Au milieu du lac Malawi, une frontière maritime sépare le Malawi du Mozambique voisin. Les pêcheurs malawites sont en concurrence avec les pêcheurs mozambicains. Depuis que le chambo se fait rare, jamais cette concurrence n’a été aussi féroce. « En pleine nuit, de violentes bagarres éclatent au milieu de l’eau entre pêcheurs, certains ont même été tués au large », dit James Masika.

Au lac Malombe, même constat
À 190 kilomètres au sud de Senga Bay, un deuxième lac, le lac Malombe, cristallise également les tensions autour de la surpêche. De seulement 2,5 mètres de profondeur, le niveau de l’eau se retire pendant les périodes de sécheresse. En 2016, le pays a déclaré l’état de catastrophe naturelle après une sécheresse de plus d’un an. Aujourd’hui, la survie du lac Malombe dépend du lac Malawi plus au nord, irrigué grâce à la rivière Shire.

La baie de Likala est l’un des principaux points de départ des bateaux de pêche du lac Malombe. C’est de là que sont partis Robert et Shawezi, deux quarantenaires qui pêchent depuis de longues années dans le lac. Comme leurs collègues du lac Malawi, inutile pour eux de lancer leurs filets près des côtes. Seul le milieu du lac Malombe regorge de poissons. « Aujourd’hui nous utilisons de grands filets, bien plus grands qu’autrefois, et pourtant on attrape moins de poissons », dit amèrement Shawezi.

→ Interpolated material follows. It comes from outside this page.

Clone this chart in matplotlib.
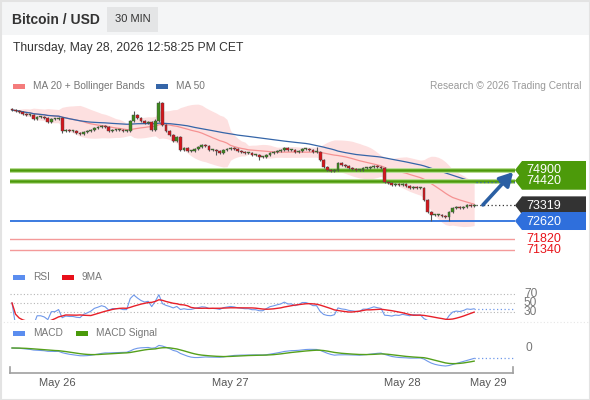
import numpy as np
import pandas as pd
import matplotlib
matplotlib.use('Agg')
import matplotlib.pyplot as plt
import matplotlib.transforms as mtrans
from matplotlib.patches import Polygon, Rectangle

plt.rcParams['font.family'] = ['Liberation Sans', 'DejaVu Sans']

W, H = 590, 400

# 30 min closes
closes = [
    77580, 77540, 77490, 77400, 77360, 77360, 77180, 77270, 77270, 77220,
    77050, 77180, 77180, 77220, 76640, 76690, 76640, 76640, 76550, 76510,
    76600, 76640, 76690, 76780, 76820, 76870, 76820, 76640, 76690, 76690,
    76690, 76640, 76640, 77090, 77360, 77220, 77090, 77000, 77050, 76690,
    77090, 77900, 76910, 76640, 76460, 76200, 76380, 75790, 75880, 75750,
    75750, 75840, 75930, 76020, 75970, 75790, 75790, 75750, 75660, 75790,
    75840, 75880, 75840, 75750, 75700, 75660, 75660, 75570, 75570, 75480,
    75480, 75570, 75660, 75700, 75750, 75790, 75880, 75790, 75790, 75700,
    75750, 75840, 75840, 75790, 75700, 75700, 75350, 75030, 74900, 74860,
    74900, 75210, 75120, 75080, 74990, 74940, 74900, 74900, 74990, 74990,
    75030, 75080, 75030, 74990, 74360, 74320, 74230, 74270, 74230, 74270,
    74190, 74100, 74140, 74100, 74100, 73560, 73020, 72890, 72890, 72890,
    72840, 72800, 73020, 73200, 73250, 73200, 73250, 73330, 73290, 73319,
]
first_open = 77600
spike_highs = {34: 77540, 41: 77985, 85: 75930, 40: 77200}
spike_lows = {14: 76550, 57: 75570, 69: 75350, 117: 72600, 122: 72620}

resistances = [74420, 74900]
support = 72620
lower_levels = [71820, 71340]
last_price = 73319

day_labels = ['May 26', 'May 27', 'May 28', 'May 29']
day_pos = [12.6, 60.8, 108.9, 132.9]
rsi_levels = [70, 50, 30]

# colours
GREEN = '#4c9a0a'
BLUE_LVL = '#2f6fdc'
UP = '#3d8a1c'
DOWN = '#d4161c'
MA20_C = '#f47f7f'
MA50_C = '#3565a8'
RSI_C = '#6f98ea'
GRAY_T = '#777777'

s = pd.Series(closes, dtype=float)
opens = pd.Series([first_open] + closes[:-1], dtype=float)
n = len(s)
x = np.arange(n)
ma20 = s.rolling(20, min_periods=1).mean()
sd = s.rolling(20, min_periods=1).std(ddof=0)
ma50 = s.rolling(50, min_periods=1).mean()
delta = s.diff().fillna(0)
gain = delta.clip(lower=0).ewm(alpha=1 / 14, adjust=True).mean()
loss = (-delta.clip(upper=0)).ewm(alpha=1 / 14, adjust=True).mean()
rsi = 100 - 100 / (1 + gain / loss.replace(0, np.nan))
rsi = rsi.fillna(50)
rsi_ma = rsi.rolling(9, min_periods=1).mean()
macd = s.ewm(span=12, adjust=False).mean() - s.ewm(span=26, adjust=False).mean()
signal = macd.ewm(span=9, adjust=False).mean()

fig = plt.figure(figsize=(W / 100, H / 100), dpi=100)


def px_axes(x0, y0, x1, y1, z=1):
    a = fig.add_axes([x0 / W, 1 - y1 / H, (x1 - x0) / W, (y1 - y0) / H], zorder=z)
    a.axis('off')
    return a


XL = (-0.56, 140.4)

# ---- price panel
pax = px_axes(10, 95, 515, 260)
pax.set_xlim(*XL)
pax.set_ylim(70877, 78252)
pax.fill_between(x, ma20 + 2 * sd, ma20 - 2 * sd, color='#fdd6d6', alpha=0.75, lw=0)
pax.plot(x, ma20, color=MA20_C, lw=0.9, alpha=0.8)
pax.plot(x, ma50, color=MA50_C, lw=0.9)

for lv in lower_levels:
    pax.axhline(lv, color='#f49a9a', lw=1)
pax.axhline(support, color='#3b7be0', lw=1.4)
for lv in resistances:
    pax.axhline(lv, color='#b9dc95', lw=3.6)
    pax.axhline(lv, color=GREEN, lw=1.8)

for i in range(n):
    o, c = opens[i], s[i]
    col = UP if c >= o else DOWN
    hi = spike_highs.get(i, max(o, c) + 50)
    lo = spike_lows.get(i, min(o, c) - 50)
    pax.vlines(i, lo, hi, color='#555555', lw=0.8, zorder=3)
    h = max(abs(c - o), 45)
    pax.bar(i, h, bottom=min(o, c), width=0.78, color=col, edgecolor='#444444', lw=0.3, zorder=4)

pax.plot([n - 1 + 0.5, XL[1]], [last_price, last_price], color='#333333', lw=0.9, ls=(0, (1, 2)))
pax.plot([n - 1 + 0.5, XL[1]], [ma50.iloc[-1]] * 2, color=MA50_C, lw=0.9, ls=(0, (1, 2)))

# ---- RSI panel
rax = px_axes(10, 285, 515, 320)
rax.set_xlim(*XL)
rax.set_ylim(12.2, 90)
for lv in rsi_levels:
    rax.axhline(lv, color='#b5b5b5', lw=0.8, ls=(0, (1, 2)))
rax.plot(x, rsi, color=RSI_C, lw=0.8)
rax.plot(x, rsi_ma, color='#e8202a', lw=1.0)
rax.plot([n - 1, XL[1]], [rsi.iloc[-1]] * 2, color=RSI_C, lw=0.9, ls=(0, (1, 2)))

# ---- MACD panel
mx = px_axes(10, 337, 515, 370)
mx.set_xlim(*XL)
u = -min(macd.min(), signal.min()) / 18.0
mx.set_ylim(-(370 - 348) * u, (348 - 337) * u)
mx.plot(x, macd, color=RSI_C, lw=0.8)
mx.plot(x, signal, color='#55a01c', lw=1.0)
mx.plot([n - 1, XL[1]], [macd.iloc[-1]] * 2, color=RSI_C, lw=0.9, ls=(0, (1, 2)))

# ---- overlay in pixel coordinates
ov = px_axes(0, 0, W, H, z=10)
ov.set_xlim(0, W)
ov.set_ylim(H, 0)


def ypx(a, v):
    return H - a.transData.transform((0, v))[1]


ov.add_patch(Rectangle((0, 0), W, 35, color='#f4f5f6', lw=0, zorder=0))
ov.add_patch(Rectangle((0.5, 0.5), W - 1, H - 1, fill=False, ec='#e3e3e3', lw=1.5))
ov.add_patch(Rectangle((107, 7), 51, 25, color='#e4e5e6', lw=0))
ov.text(12, 19.5, 'Bitcoin / USD', fontsize=10, fontweight='bold', color='#333333', va='center')
ov.text(132.5, 19.5, '30 MIN', fontsize=8, color='#333333', va='center', ha='center')
ov.text(13, 48, 'Thursday, May 28, 2026 12:58:25 PM CET', fontsize=8.7, color='#333333', va='center')

# legends
def legend_item(x0, y0, col, label, w=12):
    ov.add_patch(Rectangle((x0, y0 - 2.5), w, 5, color=col, lw=0))
    ov.text(x0 + w + 8, y0, label, fontsize=7.3, color=GRAY_T, va='center')


legend_item(13, 86, '#f47c7c', 'MA 20 + Bollinger Bands')
legend_item(156, 86, MA50_C, 'MA 50')
ov.text(581, 86, 'Research \u00a9 2026 Trading Central', fontsize=7.3, color='#999999', va='center', ha='right')
legend_item(13, 277, '#5b8def', 'RSI')
legend_item(62, 277, '#e8101a', '9MA')
legend_item(13, 333, '#5b8def', 'MACD')
legend_item(76, 333, '#4a9a0a', 'MACD Signal')

# price tags
def tag(price, col, label):
    yc = ypx(pax, price)
    ov.add_patch(Polygon([(515, yc), (522, yc - 9), (586, yc - 9), (586, yc + 9), (522, yc + 9)],
                         closed=True, color=col, lw=0))
    ov.text(526, yc + 0.5, label, fontsize=9, color='white', va='center')


tag(resistances[0], GREEN, str(resistances[0]))
tag(resistances[1], GREEN, str(resistances[1]))
tag(last_price, '#333333', str(last_price))
tag(support, BLUE_LVL, str(support))
for lv in lower_levels:
    ov.text(526, ypx(pax, lv) + 0.5, str(lv), fontsize=9, color='#e8141a', va='center')

for lv in rsi_levels:
    ov.text(524, ypx(rax, lv), str(lv), fontsize=8.6, color=GRAY_T, va='center')
ov.text(525, ypx(mx, 0), '0', fontsize=8.6, color=GRAY_T, va='center')

# arrow
ov.annotate('', xy=(515, 170), xytext=(481, 207),
            arrowprops=dict(arrowstyle='-|>,head_width=0.45,head_length=0.8', color='#2b5fa3', lw=2.6))

# faint separators
ov.plot([0, W], [322, 322], color='#e6e6e6', lw=0.8, ls=(0, (1, 2)))

# time axis
ov.plot([10, 513], [373, 373], color='#a0a0a0', lw=1.2)
ov.plot([10, 10], [367, 373], color='#a0a0a0', lw=1.2)
ov.plot([513, 513], [367, 373], color='#a0a0a0', lw=1.2)
bt = mtrans.blended_transform_factory(pax.transData, ov.transData)
for lab, pos in zip(day_labels, day_pos):
    ov.text(pos, 383, lab, transform=bt, fontsize=8, color='#555555', ha='center', va='center')

fig.savefig('out.png', dpi=100)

« Lorsque la pêche est interdite, nous n’avons plus de travail »
De l’autre côté de la baie, Neverson Msusa, responsable de la pêche du district de Mangochi, scrute tel un justicier les bateaux de pêcheurs au large du lac Malombe. Ses équipes et lui sont mandatés par le gouvernement malawite pour lutter contre la surpêche.
Les agents ont commencé à reboiser les alentours avec des manguiers le long des rives, pour limiter l’érosion. Des actions de sensibilisation ont lieu dans les villages pour attirer l’attention sur les risques de la surpêche. Le gouvernement malawite a surtout interdit la pêche d’octobre à décembre, pour permettre la reproduction des poissons. Neverson Msusa est chargé de faire respecter cette interdiction en patrouillant à plusieurs sur ces lacs. Dans cette mission, ils peuvent compter sur le soutien financier et logistique de la FAO.

La taille des filets de pêche est également contrôlée, les filets aux mailles trop fines sont interdits. « En cas de saisie, ces filets sont brûlés juste ici », dit-il en montrant des restes de cordelettes carbonisées sur le sol. Lutter contre la surpêche n’est pas facile : « J’ai déjà été menacé. Chaque fois qu’un bateau passe près de notre rive, les pêcheurs nous lancent des pierres ».

Robert et Shawezi ont bien reçu « des conseils et des techniques » sur la manière de pêcher des poissons. Cependant, répète inlassablement Shawezi, « Nous pêchons pour survivre. Lorsque la pêche est interdite, nous n’avons plus de travail. » D’octobre à décembre, de nombreux pêcheurs bravent donc la loi et attrapent illégalement le poisson. Même s’ils la comprennent, Robert et Shawezi affirment ne pas participer à cette contrebande poissonnière, très répandue dans la région.
De retour dans la baie de Likala, une poignée de villageois aident les deux pêcheurs à décharger leur cargaison. Accroupis sur le sable, quelques adolescents démêlent minutieusement les filets. Impossible pour eux d’affirmer qu’ils resteront pêcheurs toute leur vie, comme leurs aînés. Avec le chambo, c’est toute une culture qui semble au seuil de l’extinction.